#### Exercise task
Quote the listing below in full and exactly as written, but omit every picture.

#### Given information
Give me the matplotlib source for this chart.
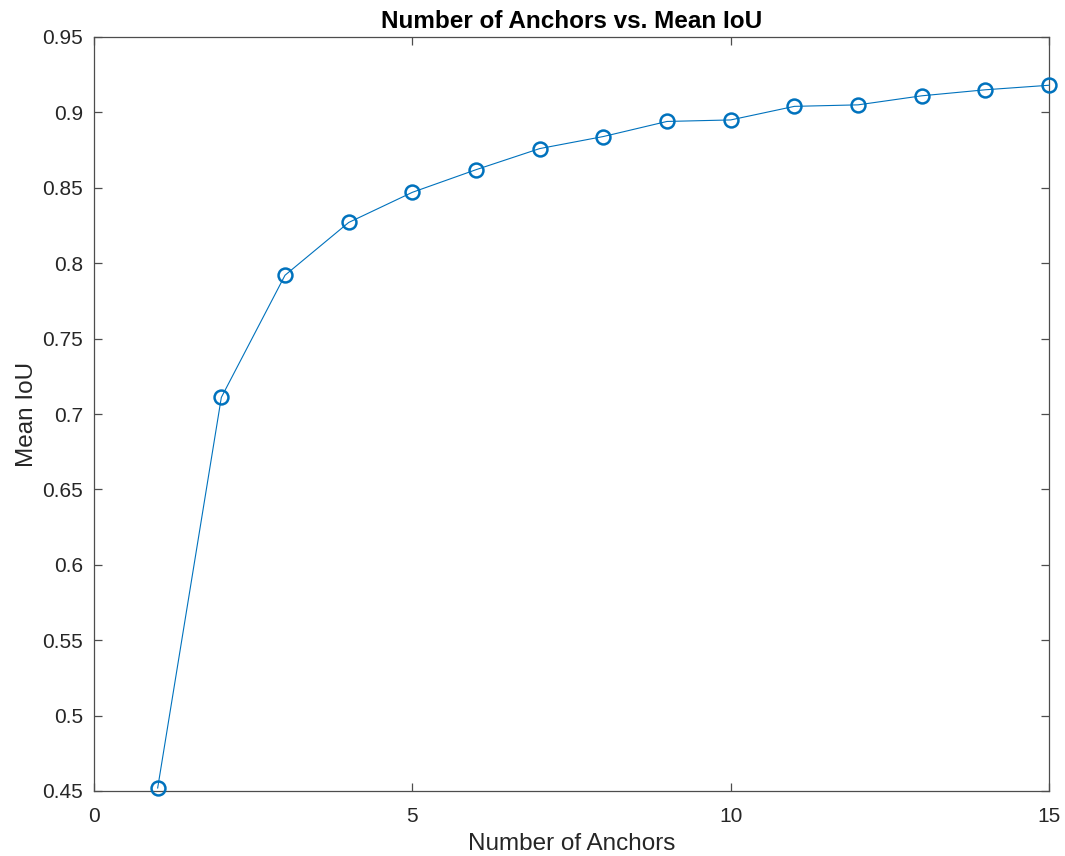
import matplotlib
matplotlib.use("Agg")
import matplotlib.pyplot as plt

num_anchors = [1, 2, 3, 4, 5, 6, 7, 8, 9, 10, 11, 12, 13, 14, 15]
mean_iou = [0.452, 0.711, 0.792, 0.827, 0.847, 0.862, 0.876, 0.884, 0.894,
            0.895, 0.904, 0.905, 0.911, 0.915, 0.918]
x_ticks = [0, 5, 10, 15]
y_ticks = [0.45, 0.5, 0.55, 0.6, 0.65, 0.7, 0.75, 0.8, 0.85, 0.9, 0.95]
y_tick_labels = ["0.45", "0.5", "0.55", "0.6", "0.65", "0.7", "0.75", "0.8", "0.85", "0.9", "0.95"]

plt.rcParams['font.family'] = ['Liberation Sans', 'DejaVu Sans']
fig = plt.figure(figsize=(10.65, 8.56), dpi=100)
ax = fig.add_axes([94/1065, 1-791/856, (1049-94)/1065, (791-37)/856])

color = '#0072BD'
ax.plot(num_anchors, mean_iou, '-', color=color, linewidth=0.8,
        marker='o', markersize=10, markerfacecolor='none',
        markeredgecolor=color, markeredgewidth=1.8, clip_on=False, zorder=3)

ax.set_xlim(0, 15)
ax.set_ylim(0.45, 0.95)
ax.set_xticks(x_ticks)
ax.set_xticklabels([str(t) for t in x_ticks])
ax.set_yticks(y_ticks)
ax.set_yticklabels(y_tick_labels)

axcol = '#262626'
for s in ax.spines.values():
    s.set_color('#4d4d4d')
    s.set_linewidth(0.9)
ax.tick_params(direction='in', top=True, right=True, length=6, width=0.9,
               color='#4d4d4d', labelcolor=axcol, labelsize=15)
ax.tick_params(axis='x', pad=11.5)
ax.tick_params(axis='y', pad=7.7)

ax.set_xlabel('Number of Anchors', fontsize=17.5, color=axcol, labelpad=5.2)
ax.set_ylabel('Mean IoU', fontsize=17.5, color=axcol, labelpad=3.6)
ax.set_title('Number of Anchors vs. Mean IoU', fontsize=17.5, fontweight='bold',
             color='black', pad=6.5)

fig.savefig('out.png', dpi=100, facecolor='white')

#### Full response
Give me the matplotlib source for this chart.
import matplotlib
matplotlib.use("Agg")
import matplotlib.pyplot as plt

num_anchors = [1, 2, 3, 4, 5, 6, 7, 8, 9, 10, 11, 12, 13, 14, 15]
mean_iou = [0.452, 0.711, 0.792, 0.827, 0.847, 0.862, 0.876, 0.884, 0.894,
            0.895, 0.904, 0.905, 0.911, 0.915, 0.918]
x_ticks = [0, 5, 10, 15]
y_ticks = [0.45, 0.5, 0.55, 0.6, 0.65, 0.7, 0.75, 0.8, 0.85, 0.9, 0.95]
y_tick_labels = ["0.45", "0.5", "0.55", "0.6", "0.65", "0.7", "0.75", "0.8", "0.85", "0.9", "0.95"]

plt.rcParams['font.family'] = ['Liberation Sans', 'DejaVu Sans']
fig = plt.figure(figsize=(10.65, 8.56), dpi=100)
ax = fig.add_axes([94/1065, 1-791/856, (1049-94)/1065, (791-37)/856])

color = '#0072BD'
ax.plot(num_anchors, mean_iou, '-', color=color, linewidth=0.8,
        marker='o', markersize=10, markerfacecolor='none',
        markeredgecolor=color, markeredgewidth=1.8, clip_on=False, zorder=3)

ax.set_xlim(0, 15)
ax.set_ylim(0.45, 0.95)
ax.set_xticks(x_ticks)
ax.set_xticklabels([str(t) for t in x_ticks])
ax.set_yticks(y_ticks)
ax.set_yticklabels(y_tick_labels)

axcol = '#262626'
for s in ax.spines.values():
    s.set_color('#4d4d4d')
    s.set_linewidth(0.9)
ax.tick_params(direction='in', top=True, right=True, length=6, width=0.9,
               color='#4d4d4d', labelcolor=axcol, labelsize=15)
ax.tick_params(axis='x', pad=11.5)
ax.tick_params(axis='y', pad=7.7)

ax.set_xlabel('Number of Anchors', fontsize=17.5, color=axcol, labelpad=5.2)
ax.set_ylabel('Mean IoU', fontsize=17.5, color=axcol, labelpad=3.6)
ax.set_title('Number of Anchors vs. Mean IoU', fontsize=17.5, fontweight='bold',
             color='black', pad=6.5)

fig.savefig('out.png', dpi=100, facecolor='white')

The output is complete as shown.